To achieve similar tasks, you can replicate the same structure. Below are some examples:

* American English <-> British English datasets

Various everyday objects and concepts have different names depending on the region. For example, in American English (AmE), people use terms like "elevator," "truck," "cookie," and "french fries," while in British English (BrE), the equivalent words are "lift," "lorry," "biscuit," and "chips," respectively.

Apart from vocabulary differences, spelling variations also exist. For instance, in AmE, words ending in "-or" are often spelled with "-our" in BrE. Examples include "color" (AmE) and "colour" (BrE), or "humor" (AmE) and "humour" (BrE).

Another spelling variation is the "-ize" versus "-ise" distinction. In AmE, words like "organize" and "realize" are commonly spelled with a "z," whereas in BrE, the preferred spelling is "organise" and "realise," using an "s" instead.

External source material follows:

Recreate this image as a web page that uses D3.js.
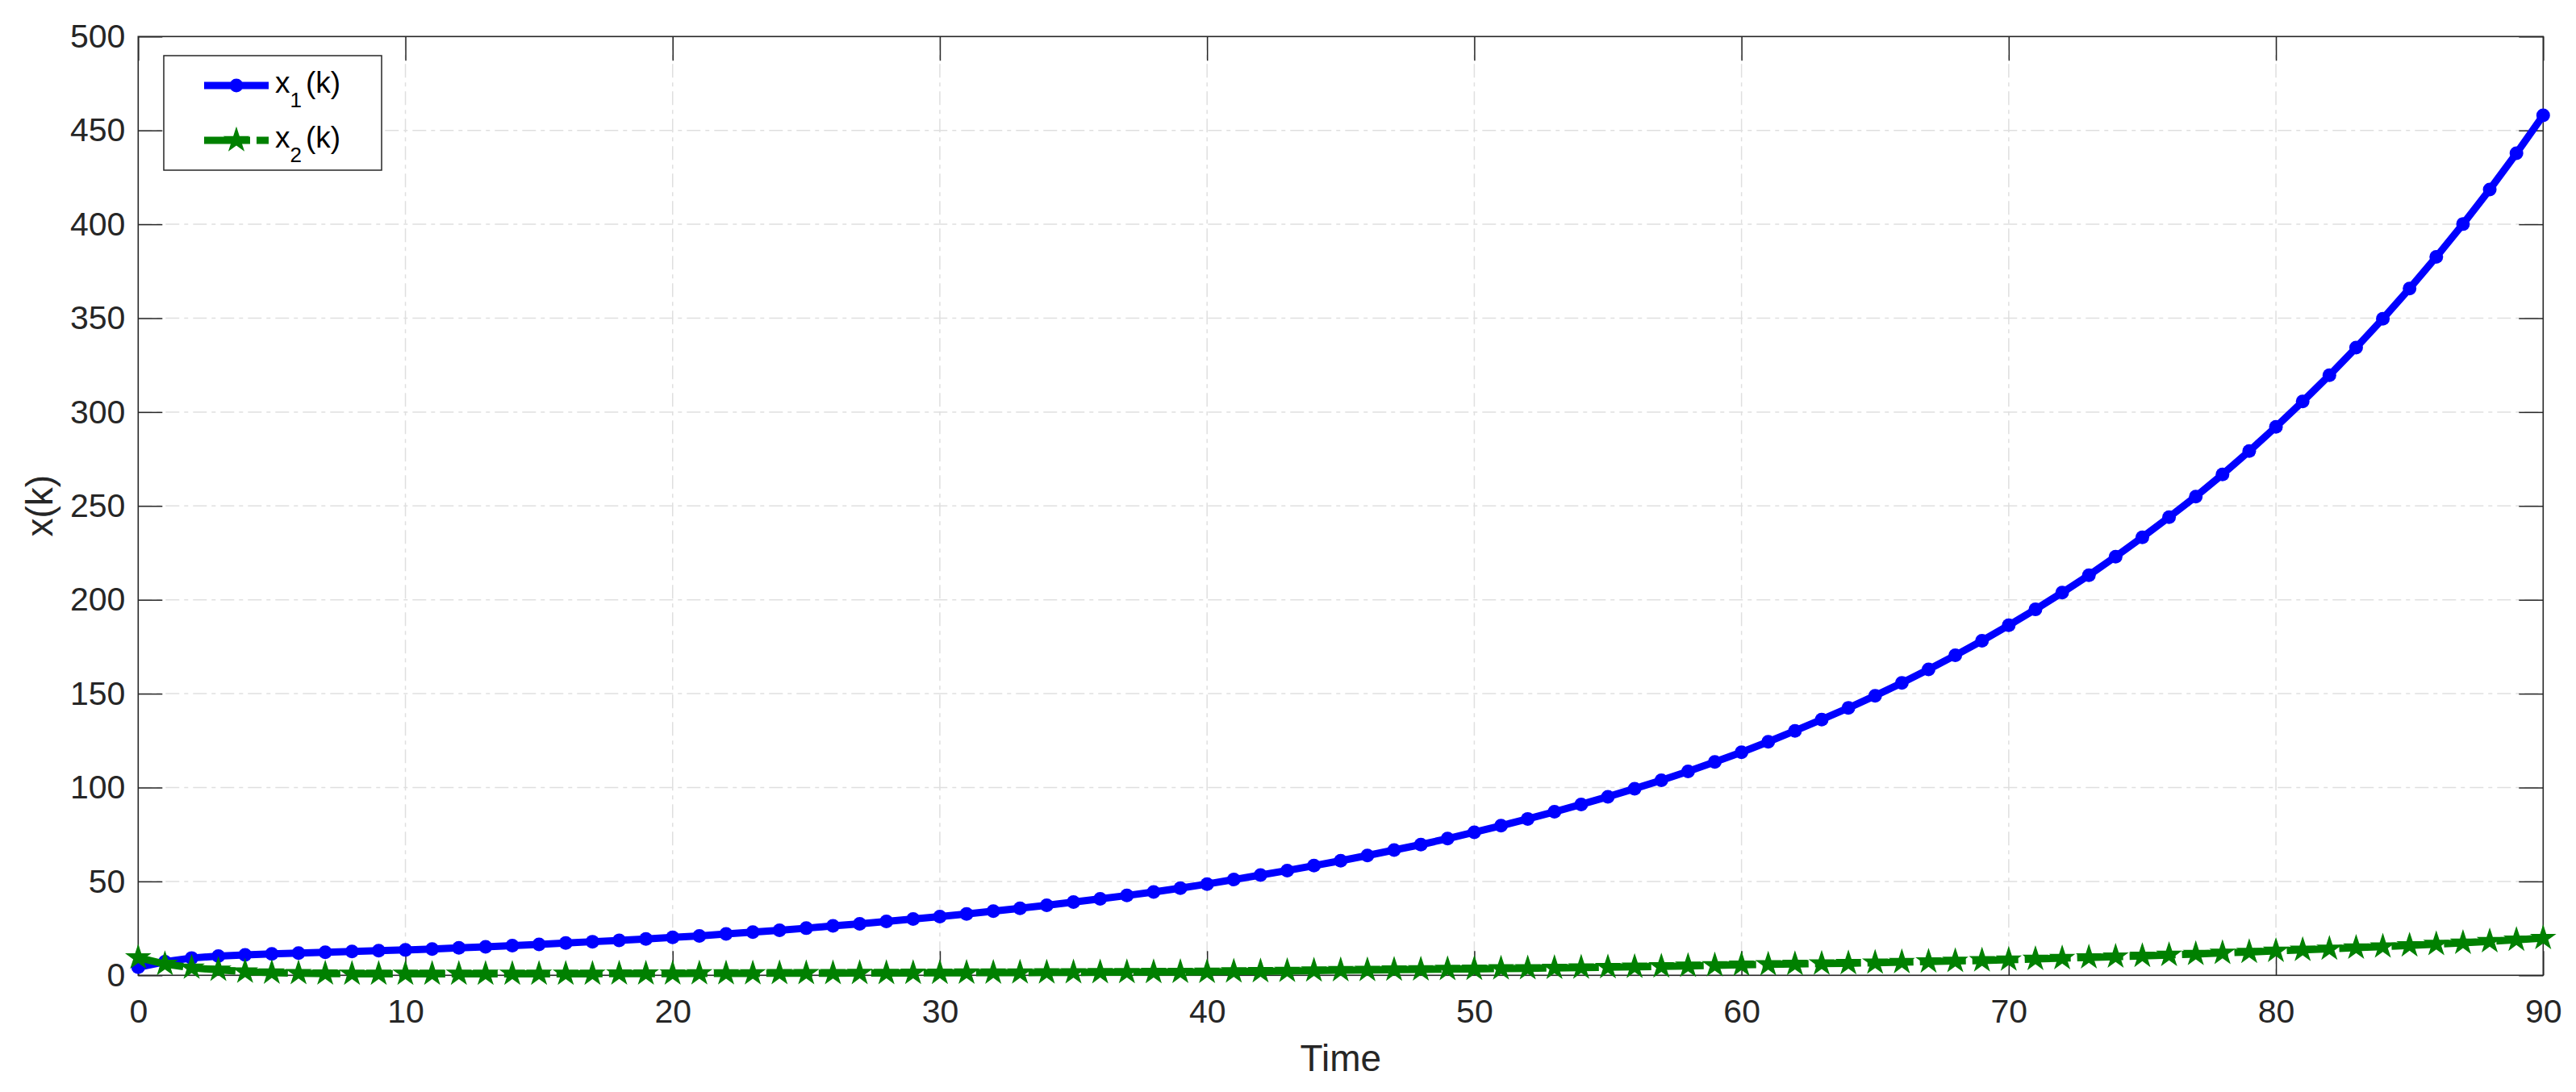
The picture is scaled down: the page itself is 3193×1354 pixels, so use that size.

With the help of AI tools like Gemma, it is possible to create a style transfer from one English dialect to another, allowing seamless transitions between American and British English writing styles.

* Kansai-ben datasets

In the Kansai region of Japan, there is a distinct group of dialects known as Kansai-ben. Compared to the standard Japanese language, Japanese speakers perceive Kansai-ben as being both more melodic and harsher in its pronunciation and intonation.

Utilizing the capabilities of Gemma, you can create a dialect translator by preparing a substantial quantity of Kansai-ben datasets.